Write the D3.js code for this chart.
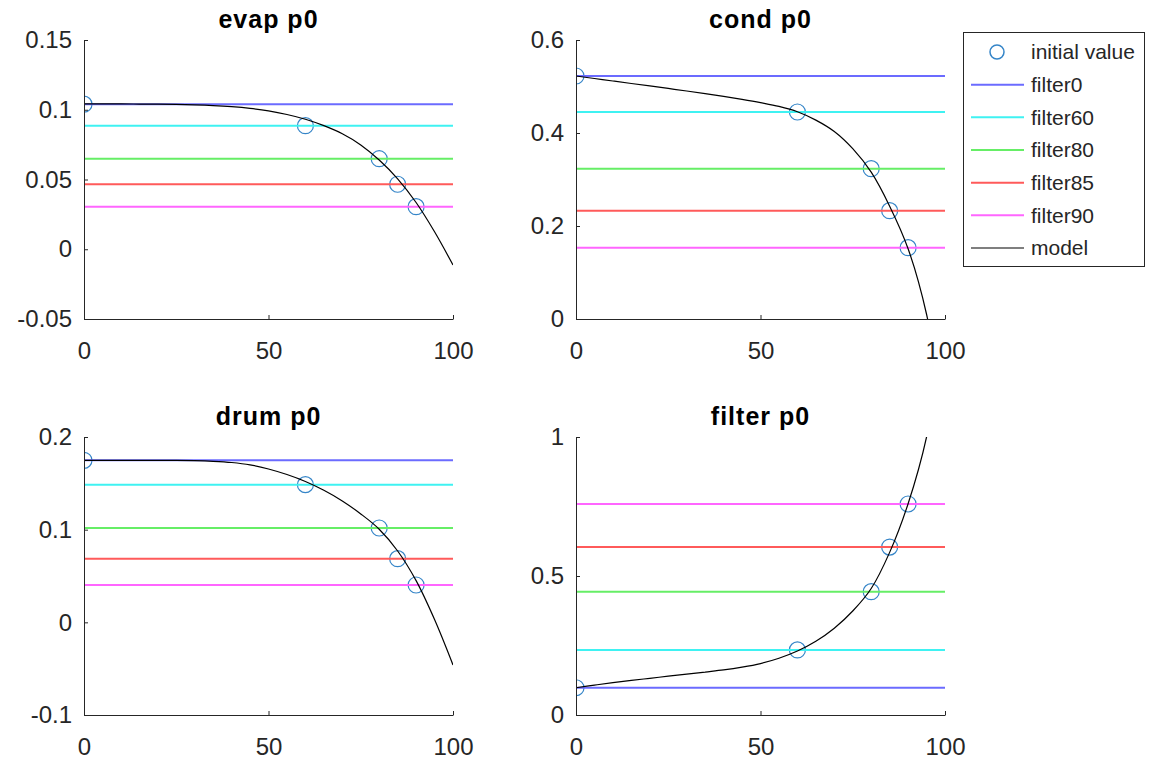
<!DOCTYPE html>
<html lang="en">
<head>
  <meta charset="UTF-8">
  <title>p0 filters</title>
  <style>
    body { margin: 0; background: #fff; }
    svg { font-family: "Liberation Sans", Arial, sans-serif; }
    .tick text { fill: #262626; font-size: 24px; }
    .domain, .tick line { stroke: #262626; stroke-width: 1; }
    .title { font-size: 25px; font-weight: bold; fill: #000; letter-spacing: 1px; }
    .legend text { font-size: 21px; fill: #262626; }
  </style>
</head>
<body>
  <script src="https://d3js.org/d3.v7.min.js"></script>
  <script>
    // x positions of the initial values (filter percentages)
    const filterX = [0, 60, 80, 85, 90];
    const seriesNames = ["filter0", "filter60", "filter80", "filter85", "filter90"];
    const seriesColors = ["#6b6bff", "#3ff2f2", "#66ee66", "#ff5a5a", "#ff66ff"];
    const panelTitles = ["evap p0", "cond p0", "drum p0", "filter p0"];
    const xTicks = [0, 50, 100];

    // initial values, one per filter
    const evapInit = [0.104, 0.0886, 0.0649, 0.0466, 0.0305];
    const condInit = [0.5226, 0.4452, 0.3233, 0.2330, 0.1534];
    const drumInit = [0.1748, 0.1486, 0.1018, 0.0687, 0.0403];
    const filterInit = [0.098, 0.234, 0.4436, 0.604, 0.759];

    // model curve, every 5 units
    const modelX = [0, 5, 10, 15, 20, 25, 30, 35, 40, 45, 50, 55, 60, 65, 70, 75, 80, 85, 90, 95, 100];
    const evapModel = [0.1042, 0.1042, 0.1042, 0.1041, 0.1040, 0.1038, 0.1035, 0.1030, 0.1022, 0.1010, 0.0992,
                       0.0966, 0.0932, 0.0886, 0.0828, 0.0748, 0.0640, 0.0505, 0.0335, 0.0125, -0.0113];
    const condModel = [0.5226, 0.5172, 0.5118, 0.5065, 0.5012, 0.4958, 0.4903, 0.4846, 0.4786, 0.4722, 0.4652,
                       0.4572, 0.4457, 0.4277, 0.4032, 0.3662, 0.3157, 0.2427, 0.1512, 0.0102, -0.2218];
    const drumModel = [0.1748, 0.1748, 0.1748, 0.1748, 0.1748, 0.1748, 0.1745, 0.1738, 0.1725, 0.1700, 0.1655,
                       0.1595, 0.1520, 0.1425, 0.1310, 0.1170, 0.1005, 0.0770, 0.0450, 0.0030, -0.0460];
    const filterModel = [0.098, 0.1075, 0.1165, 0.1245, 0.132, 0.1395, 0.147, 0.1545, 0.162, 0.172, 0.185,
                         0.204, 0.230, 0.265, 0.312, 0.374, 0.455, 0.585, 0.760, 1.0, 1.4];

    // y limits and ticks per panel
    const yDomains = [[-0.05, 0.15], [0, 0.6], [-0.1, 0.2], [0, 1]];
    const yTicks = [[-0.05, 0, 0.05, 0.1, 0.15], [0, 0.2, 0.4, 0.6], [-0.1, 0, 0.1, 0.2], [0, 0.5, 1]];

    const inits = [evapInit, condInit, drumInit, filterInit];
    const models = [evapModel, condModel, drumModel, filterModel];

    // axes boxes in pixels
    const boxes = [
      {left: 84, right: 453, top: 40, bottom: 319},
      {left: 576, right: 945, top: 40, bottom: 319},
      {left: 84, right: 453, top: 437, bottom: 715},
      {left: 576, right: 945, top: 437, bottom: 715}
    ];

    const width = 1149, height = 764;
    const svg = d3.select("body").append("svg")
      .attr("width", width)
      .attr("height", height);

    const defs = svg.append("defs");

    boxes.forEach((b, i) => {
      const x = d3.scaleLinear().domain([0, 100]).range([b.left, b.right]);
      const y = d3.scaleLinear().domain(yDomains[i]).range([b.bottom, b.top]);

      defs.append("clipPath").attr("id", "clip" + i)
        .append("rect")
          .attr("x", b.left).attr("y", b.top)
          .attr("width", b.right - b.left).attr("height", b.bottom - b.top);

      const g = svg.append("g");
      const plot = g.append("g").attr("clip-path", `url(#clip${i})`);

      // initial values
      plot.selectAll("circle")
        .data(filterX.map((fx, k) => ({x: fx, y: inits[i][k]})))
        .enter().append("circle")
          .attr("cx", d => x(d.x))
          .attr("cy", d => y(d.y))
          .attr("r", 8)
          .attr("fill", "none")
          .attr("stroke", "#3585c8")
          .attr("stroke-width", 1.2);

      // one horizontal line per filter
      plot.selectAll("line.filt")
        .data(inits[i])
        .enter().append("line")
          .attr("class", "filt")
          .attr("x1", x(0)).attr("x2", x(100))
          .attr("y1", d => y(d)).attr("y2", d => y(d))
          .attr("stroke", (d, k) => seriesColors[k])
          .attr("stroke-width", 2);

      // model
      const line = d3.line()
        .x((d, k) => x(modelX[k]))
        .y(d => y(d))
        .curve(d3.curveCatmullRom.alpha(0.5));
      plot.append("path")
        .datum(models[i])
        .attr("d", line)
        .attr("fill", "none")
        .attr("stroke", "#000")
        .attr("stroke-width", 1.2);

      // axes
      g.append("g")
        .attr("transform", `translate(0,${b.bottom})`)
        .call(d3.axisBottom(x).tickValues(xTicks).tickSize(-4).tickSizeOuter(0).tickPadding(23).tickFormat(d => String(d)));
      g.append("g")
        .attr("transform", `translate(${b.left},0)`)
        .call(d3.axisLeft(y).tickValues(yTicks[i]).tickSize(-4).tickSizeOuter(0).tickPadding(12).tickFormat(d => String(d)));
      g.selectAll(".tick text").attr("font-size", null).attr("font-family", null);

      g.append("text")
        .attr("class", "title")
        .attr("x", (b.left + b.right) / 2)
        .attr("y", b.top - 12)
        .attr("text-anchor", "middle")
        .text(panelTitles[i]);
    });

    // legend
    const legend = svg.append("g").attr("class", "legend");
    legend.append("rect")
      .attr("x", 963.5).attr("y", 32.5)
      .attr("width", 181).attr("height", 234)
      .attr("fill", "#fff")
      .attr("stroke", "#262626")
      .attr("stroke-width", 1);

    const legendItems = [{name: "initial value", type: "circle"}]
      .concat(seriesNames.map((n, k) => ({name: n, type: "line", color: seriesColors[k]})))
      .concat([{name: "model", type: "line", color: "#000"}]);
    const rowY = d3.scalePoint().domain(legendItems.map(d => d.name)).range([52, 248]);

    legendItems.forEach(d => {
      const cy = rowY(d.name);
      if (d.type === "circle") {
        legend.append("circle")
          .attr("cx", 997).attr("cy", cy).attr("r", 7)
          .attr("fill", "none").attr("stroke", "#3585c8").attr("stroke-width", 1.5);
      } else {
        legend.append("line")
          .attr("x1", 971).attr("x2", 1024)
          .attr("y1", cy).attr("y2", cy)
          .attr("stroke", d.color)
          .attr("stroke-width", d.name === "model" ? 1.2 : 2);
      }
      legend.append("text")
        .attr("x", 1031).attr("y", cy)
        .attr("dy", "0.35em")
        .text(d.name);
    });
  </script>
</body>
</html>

▶ [The task]
Set down again, exactly, the lines of the material above from its first line to the one with "const filterInit = [0.098, 0.234, 0.4436, 0.604, 0.759];", inclusive. Leave the pictures out.

▶ [Task solution]
Write the D3.js code for this chart.
<!DOCTYPE html>
<html lang="en">
<head>
  <meta charset="UTF-8">
  <title>p0 filters</title>
  <style>
    body { margin: 0; background: #fff; }
    svg { font-family: "Liberation Sans", Arial, sans-serif; }
    .tick text { fill: #262626; font-size: 24px; }
    .domain, .tick line { stroke: #262626; stroke-width: 1; }
    .title { font-size: 25px; font-weight: bold; fill: #000; letter-spacing: 1px; }
    .legend text { font-size: 21px; fill: #262626; }
  </style>
</head>
<body>
  <script src="https://d3js.org/d3.v7.min.js"></script>
  <script>
    // x positions of the initial values (filter percentages)
    const filterX = [0, 60, 80, 85, 90];
    const seriesNames = ["filter0", "filter60", "filter80", "filter85", "filter90"];
    const seriesColors = ["#6b6bff", "#3ff2f2", "#66ee66", "#ff5a5a", "#ff66ff"];
    const panelTitles = ["evap p0", "cond p0", "drum p0", "filter p0"];
    const xTicks = [0, 50, 100];

    // initial values, one per filter
    const evapInit = [0.104, 0.0886, 0.0649, 0.0466, 0.0305];
    const condInit = [0.5226, 0.4452, 0.3233, 0.2330, 0.1534];
    const drumInit = [0.1748, 0.1486, 0.1018, 0.0687, 0.0403];
    const filterInit = [0.098, 0.234, 0.4436, 0.604, 0.759];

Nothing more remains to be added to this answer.